The quickened pace started last Friday, when the EPA officially recognized that carbon pollution is harmful to our health and to the climate. This conclusion requires the agency to regulate carbon emissions under the Clean Air Act.
The EPA's decision is not surprising. After all, in 2007, the Supreme Court ruled that carbon emissions from cars qualify as air pollutants and ordered the EPA to determine--based on scientific considerations alone--whether those pollutants are dangerous to human health or welfare and if so, issue standards for them. (Read my NRDC colleague David Doniger's--one of the attorneys in the Supreme Court case--thoughts on EPA's decision here.)
With last week's announcement, the EPA finally did what it was supposed to do all along: follow the science and the law.
But the timing of this inevitable conclusion is significant for the climate debate in Congress. Before the EPA's Friday announcement, people could say that if Congress did not act on climate, then nothing would happen. Stonewallers and filibusterers could hope for the last word.
Inaction is no longer an option. Something is happening, and the question now becomes: will national climate action be driven by EPA regulation alone? Or will it also be driven by a comprehensive Congressional effort that unleashes the full economic potential of building America's 21st century energy infrastructure?
The hearings I am participating in today will address those questions. Congress holds a lot of hearings. Some are for information gathering, and don't lead to action, but the one I am going to is specifically designed to move legislation forward.
Congressmen Henry Waxman and Ed Markey scheduled four days of hearings to gather feedback on their draft language for the American Clean Energy and Security Act. It's the Committee's chance to get into the nitty gritty of the issues, and after listening to the testimony, Rep. Markey will introduce a revised version of the bill.
The themes of the various panels offer a preview of the issues that will be debated as climate bills move through the House and Senate. These range from maintaining American competitiveness to regulating a carbon market when skepticism of markets is running high right now.
One key panel will take place on Thursday. It's on allocation--in other words, when we put a cap on carbon emissions, polluters will have to acquire pollution allowances to release carbon. How do we distribute those allowances? How many will be distributed based on a formula? How many will be auctioned, and how will the revenue be used?

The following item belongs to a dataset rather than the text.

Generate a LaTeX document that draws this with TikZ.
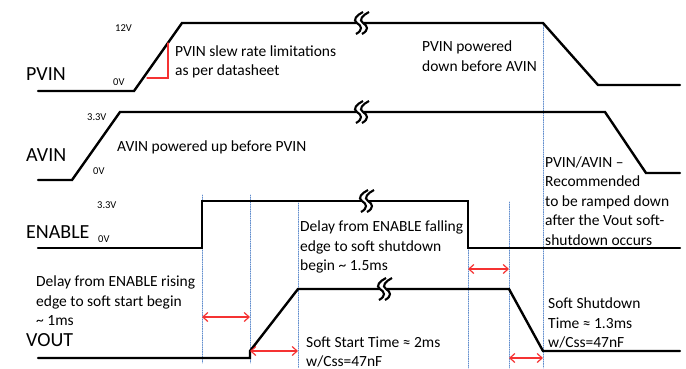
\documentclass[tikz,border=0pt]{standalone}
\usepackage{fontspec}
\setmainfont{Carlito}
\usepackage{pgfplots}
\pgfplotsset{compat=1.15}
\usetikzlibrary{arrows.meta,calc}
\usepackage{tkz-euclide}

\definecolor{dotblue}{RGB}{95,140,205}
\definecolor{arrred}{RGB}{245,50,50}

\tikzset{
  siglabel/.style={font=\fontsize{20}{24}\selectfont,anchor=west,inner sep=0pt},
  volt/.style={font=\fontsize{10.5}{12}\selectfont,anchor=west,inner sep=0pt},
  note/.style={font=\fontsize{15.5}{19.5}\selectfont,anchor=west,align=left,inner sep=0pt},
  guide/.style={color=dotblue,line width=0.8pt,dash pattern=on 1pt off 1.3pt},
  delay/.style={{Straight Barb[length=5pt,width=9pt]}-{Straight Barb[length=5pt,width=9pt]},color=arrred,line width=1.2pt}
}

\begin{document}
\begin{tikzpicture}[x=1pt,y=-1pt]
\useasboundingbox (0,0) rectangle (686,368);
\tkzSetUpLine[line width=2.4pt,color=black]

% waveform corners
\tkzDefPoints{38/91/P1,134/91/P2,182/23/P3,543/23/P4,598/85/P5,680/85/P6}
\tkzDefPoints{38/180/A1,72/180/A2,120/112/A3,605/112/A4,646/173/A5,680/173/A6}
\tkzDefPoints{38/248/E1,202/248/E2,202/201/E3,468/201/E4,468/248/E5,680/248/E6}
\tkzDefPoints{38/358/V1,250/358/V2,250/351/V3,298/289/V4,509/289/V5,543/351/V6,680/351/V7}
% guide lines
\tkzDefPoints{202/195/G1,202/363/H1,250/195/G2,250/363/H2,298/203/G3,298/368/H3}
\tkzDefPoints{468/248/G4,468/368/H4,509/202/G5,509/368/H5,543/23/G6,543/368/H6}
% delay arrows
\tkzDefPoints{202/317/R1,250/317/T1,250/351/R2,298/351/T2,468/269/R3,509/269/T3,509/358/R4,543/358/T4}
% slew mark
\tkzDefPoints{168/43/S1,168/78/S2,147/78/S3}

\tkzDrawSegments[guide](G1,H1 G2,H2 G3,H3 G4,H4 G5,H5 G6,H6)

\tkzDrawPolySeg(P1,P2,P3,P4,P5,P6)
\tkzDrawPolySeg(A1,A2,A3,A4,A5,A6)
\tkzDrawPolySeg(E1,E2,E3,E4,E5,E6)
\tkzDrawPolySeg(V1,V2,V3,V4,V5,V6,V7)

\tkzDrawPolySeg[line width=1.1pt,color=arrred](S1,S2,S3)

% breaks
\foreach \bx/\by in {362/23,362/112,367/201,385/289}{
  \begin{scope}[shift={(\bx,\by)}]
    \draw[white,line width=5pt] (4,-11) .. controls (-2,-8) and (-7,-3) .. (-2,0)
      .. controls (3,3) and (4,7) .. (-3,11);
    \foreach \dx in {-3,3}
      \draw[line width=2.1pt,xshift=\dx pt] (4,-11) .. controls (-2,-8) and (-7,-3) .. (-2,0)
        .. controls (3,3) and (4,7) .. (-3,11);
  \end{scope}
}

\tkzDrawSegments[delay](R1,T1 R2,T2 R3,T3 R4,T4)

% signal names
\node[siglabel] (pvin) at (26,74) {PVIN};
\node[siglabel] (avin) at (26,155) {AVIN};
\node[siglabel] (enable) at (26,232) {ENABLE};
\node[siglabel] (vout) at (26,340) {VOUT};

% levels
\node[volt] (pvhi) at (115,28) {12V};
\node[volt] (pvlo) at (113,82) {0V};
\node[volt] (avhi) at (87,117) {3.3V};
\node[volt] (avlo) at (93,171) {0V};
\node[volt] (enhi) at (97,205) {3.3V};
\node[volt] (enlo) at (98,239) {0V};

% notes
\node[note] (slew) at (175,62) {PVIN slew rate limitations\\as per datasheet};
\node[note] (avup) at (117,147) {AVIN powered up before PVIN};
\node[note] (pvdown) at (422,56) {PVIN powered\\down before AVIN};
\node[note] (ramp) at (545,201) {PVIN/AVIN –\\Recommended\\to be ramped down\\after the Vout soft-\\shutdown occurs};
\node[note] (rise) at (36,301) {Delay from ENABLE rising\\edge to soft start begin\\\textasciitilde{} 1ms};
\node[note] (fall) at (300,247) {Delay from ENABLE falling\\edge to soft shutdown\\begin \textasciitilde{} 1.5ms};
\node[note] (sstart) at (306,352) {Soft Start Time ≈ 2ms\\w/Css=47nF};
\node[note] (sshut) at (548,323) {Soft Shutdown\\Time ≈ 1.3ms\\w/Css=47nF};

\end{tikzpicture}
\end{document}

NRDC, together with our partners in the U.S. Climate Action Partnership, reached agreement on A Blueprint for Legislative Action, which identifies principles to guide the fair and equitable allocation of pollution allowances. NRDC has developed some more specific recommendations consistent with the Blueprint that we hope will be helpful to the House Committee on Energy and Commerce when it revises the bill.
The Committee has 60 members, including some swing votes who have not yet committed to supporting action on climate. My hope is that the hearings will convince them that passing climate legislation is the smart thing to do for the economy and the environment.
I will be monitoring the Committee's progress closely to see if that is the case. Rep. Waxman has pledged to report a revised bill to the House by Memorial Day. That leaves us only six months until Copenhagen, but if American voters keep the pressure on our lawmakers to pass a climate law, that will be enough.